= Problem to work on =
All lines in which the word "that" occurs are to be extracted.

= Input data =
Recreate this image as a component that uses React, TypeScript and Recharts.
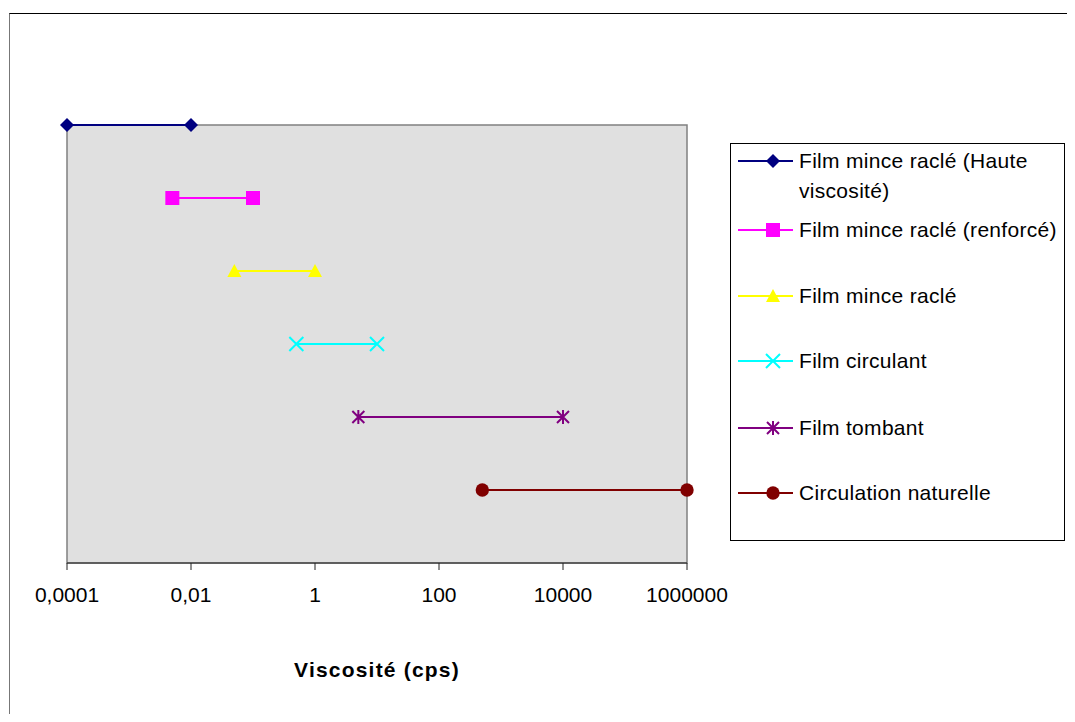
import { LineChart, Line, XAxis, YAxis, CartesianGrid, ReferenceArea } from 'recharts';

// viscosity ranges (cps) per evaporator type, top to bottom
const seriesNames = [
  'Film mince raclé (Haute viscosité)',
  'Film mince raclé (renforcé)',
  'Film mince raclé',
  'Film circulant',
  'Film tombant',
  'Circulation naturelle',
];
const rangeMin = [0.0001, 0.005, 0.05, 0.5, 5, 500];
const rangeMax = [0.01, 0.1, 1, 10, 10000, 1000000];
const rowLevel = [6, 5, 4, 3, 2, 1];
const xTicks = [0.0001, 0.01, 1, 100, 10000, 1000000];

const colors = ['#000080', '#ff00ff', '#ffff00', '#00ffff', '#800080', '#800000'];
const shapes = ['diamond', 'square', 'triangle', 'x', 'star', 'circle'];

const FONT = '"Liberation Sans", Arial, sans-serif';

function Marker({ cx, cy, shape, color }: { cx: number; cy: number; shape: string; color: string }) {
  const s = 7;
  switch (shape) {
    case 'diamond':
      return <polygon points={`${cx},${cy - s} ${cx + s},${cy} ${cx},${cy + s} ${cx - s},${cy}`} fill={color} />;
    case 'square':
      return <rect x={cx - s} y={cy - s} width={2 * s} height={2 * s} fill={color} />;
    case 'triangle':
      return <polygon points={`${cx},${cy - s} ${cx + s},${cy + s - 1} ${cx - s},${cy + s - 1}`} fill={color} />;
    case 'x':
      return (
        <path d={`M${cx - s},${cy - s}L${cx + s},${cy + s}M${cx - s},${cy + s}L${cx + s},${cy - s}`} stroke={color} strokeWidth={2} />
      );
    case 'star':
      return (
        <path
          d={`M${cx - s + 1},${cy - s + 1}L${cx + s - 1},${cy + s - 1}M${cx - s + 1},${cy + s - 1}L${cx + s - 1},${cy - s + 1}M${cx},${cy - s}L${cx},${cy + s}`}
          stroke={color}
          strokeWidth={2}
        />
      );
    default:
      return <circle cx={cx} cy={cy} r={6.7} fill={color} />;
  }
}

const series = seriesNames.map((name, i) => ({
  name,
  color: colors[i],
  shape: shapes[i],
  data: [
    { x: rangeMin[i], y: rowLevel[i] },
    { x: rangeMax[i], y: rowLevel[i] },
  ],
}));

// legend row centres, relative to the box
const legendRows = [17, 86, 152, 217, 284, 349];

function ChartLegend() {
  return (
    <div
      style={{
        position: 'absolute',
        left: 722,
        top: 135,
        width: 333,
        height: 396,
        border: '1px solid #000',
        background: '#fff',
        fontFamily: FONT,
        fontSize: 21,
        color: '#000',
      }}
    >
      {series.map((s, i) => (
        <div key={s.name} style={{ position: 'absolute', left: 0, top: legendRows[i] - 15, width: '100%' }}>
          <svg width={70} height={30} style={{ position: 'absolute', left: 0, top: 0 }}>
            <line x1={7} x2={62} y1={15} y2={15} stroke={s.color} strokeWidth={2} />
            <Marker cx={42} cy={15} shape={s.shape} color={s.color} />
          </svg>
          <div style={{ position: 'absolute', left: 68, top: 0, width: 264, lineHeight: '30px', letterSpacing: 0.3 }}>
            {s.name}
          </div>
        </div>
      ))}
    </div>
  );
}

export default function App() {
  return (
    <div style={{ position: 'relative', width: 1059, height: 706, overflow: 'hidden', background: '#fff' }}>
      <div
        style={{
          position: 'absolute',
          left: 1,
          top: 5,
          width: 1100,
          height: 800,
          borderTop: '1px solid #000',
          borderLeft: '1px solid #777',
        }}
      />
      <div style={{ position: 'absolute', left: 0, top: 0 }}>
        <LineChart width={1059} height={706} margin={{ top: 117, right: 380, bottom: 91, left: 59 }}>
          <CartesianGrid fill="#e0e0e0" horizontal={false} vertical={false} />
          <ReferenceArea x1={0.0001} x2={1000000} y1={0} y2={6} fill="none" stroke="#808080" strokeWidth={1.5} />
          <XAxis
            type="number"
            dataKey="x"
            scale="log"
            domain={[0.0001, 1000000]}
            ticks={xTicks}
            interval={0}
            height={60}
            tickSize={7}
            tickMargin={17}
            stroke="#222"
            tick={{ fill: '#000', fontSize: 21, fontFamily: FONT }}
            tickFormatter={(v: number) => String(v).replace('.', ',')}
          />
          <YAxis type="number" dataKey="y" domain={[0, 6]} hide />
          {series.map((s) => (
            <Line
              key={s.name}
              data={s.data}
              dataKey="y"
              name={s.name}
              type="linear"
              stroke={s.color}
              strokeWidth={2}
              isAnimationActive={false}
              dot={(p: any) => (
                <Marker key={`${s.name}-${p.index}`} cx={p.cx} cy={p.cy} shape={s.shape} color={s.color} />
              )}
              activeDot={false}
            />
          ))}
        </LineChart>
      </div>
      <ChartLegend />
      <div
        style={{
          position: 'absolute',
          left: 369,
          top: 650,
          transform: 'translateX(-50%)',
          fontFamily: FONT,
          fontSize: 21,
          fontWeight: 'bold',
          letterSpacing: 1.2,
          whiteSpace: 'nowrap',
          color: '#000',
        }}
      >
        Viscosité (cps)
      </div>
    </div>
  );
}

* * *

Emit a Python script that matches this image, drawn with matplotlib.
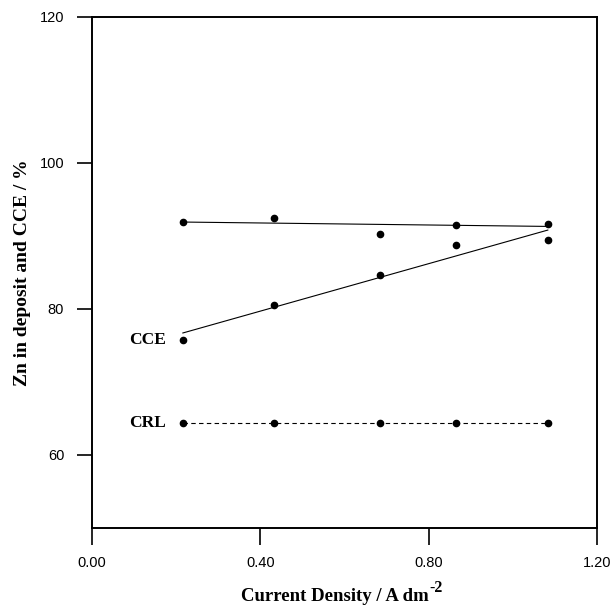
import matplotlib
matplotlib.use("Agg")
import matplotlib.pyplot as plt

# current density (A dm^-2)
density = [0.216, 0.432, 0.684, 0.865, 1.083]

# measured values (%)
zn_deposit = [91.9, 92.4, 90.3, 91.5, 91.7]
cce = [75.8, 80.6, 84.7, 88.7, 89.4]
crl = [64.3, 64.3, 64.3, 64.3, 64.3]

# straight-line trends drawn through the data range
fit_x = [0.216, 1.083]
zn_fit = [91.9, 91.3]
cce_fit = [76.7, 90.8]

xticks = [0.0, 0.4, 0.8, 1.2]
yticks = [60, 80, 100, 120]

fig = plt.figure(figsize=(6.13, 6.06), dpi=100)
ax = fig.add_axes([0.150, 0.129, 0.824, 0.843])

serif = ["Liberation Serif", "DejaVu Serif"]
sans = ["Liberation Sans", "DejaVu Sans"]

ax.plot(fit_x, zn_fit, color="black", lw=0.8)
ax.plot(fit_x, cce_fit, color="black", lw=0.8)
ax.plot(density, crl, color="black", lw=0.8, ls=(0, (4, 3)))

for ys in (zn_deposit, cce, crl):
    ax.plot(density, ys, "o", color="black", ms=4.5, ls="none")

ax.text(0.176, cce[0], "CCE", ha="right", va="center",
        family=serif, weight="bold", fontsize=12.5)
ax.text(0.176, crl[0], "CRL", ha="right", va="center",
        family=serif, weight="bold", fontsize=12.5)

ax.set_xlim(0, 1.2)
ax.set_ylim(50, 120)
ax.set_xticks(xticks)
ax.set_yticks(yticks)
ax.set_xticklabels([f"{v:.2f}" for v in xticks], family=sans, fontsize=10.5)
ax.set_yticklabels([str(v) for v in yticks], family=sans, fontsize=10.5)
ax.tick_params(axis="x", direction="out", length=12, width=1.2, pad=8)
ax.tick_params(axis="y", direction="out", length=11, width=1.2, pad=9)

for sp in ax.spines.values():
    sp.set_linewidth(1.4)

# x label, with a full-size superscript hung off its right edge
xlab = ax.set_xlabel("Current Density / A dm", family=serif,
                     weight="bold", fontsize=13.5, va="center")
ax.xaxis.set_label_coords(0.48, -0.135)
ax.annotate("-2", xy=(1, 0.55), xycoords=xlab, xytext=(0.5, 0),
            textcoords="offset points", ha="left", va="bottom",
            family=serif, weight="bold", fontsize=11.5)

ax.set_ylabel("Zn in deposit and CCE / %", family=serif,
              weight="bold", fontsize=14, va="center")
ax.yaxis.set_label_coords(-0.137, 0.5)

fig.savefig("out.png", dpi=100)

= Correct answer =
Recreate this image as a component that uses React, TypeScript and Recharts.
Emit a Python script that matches this image, drawn with matplotlib.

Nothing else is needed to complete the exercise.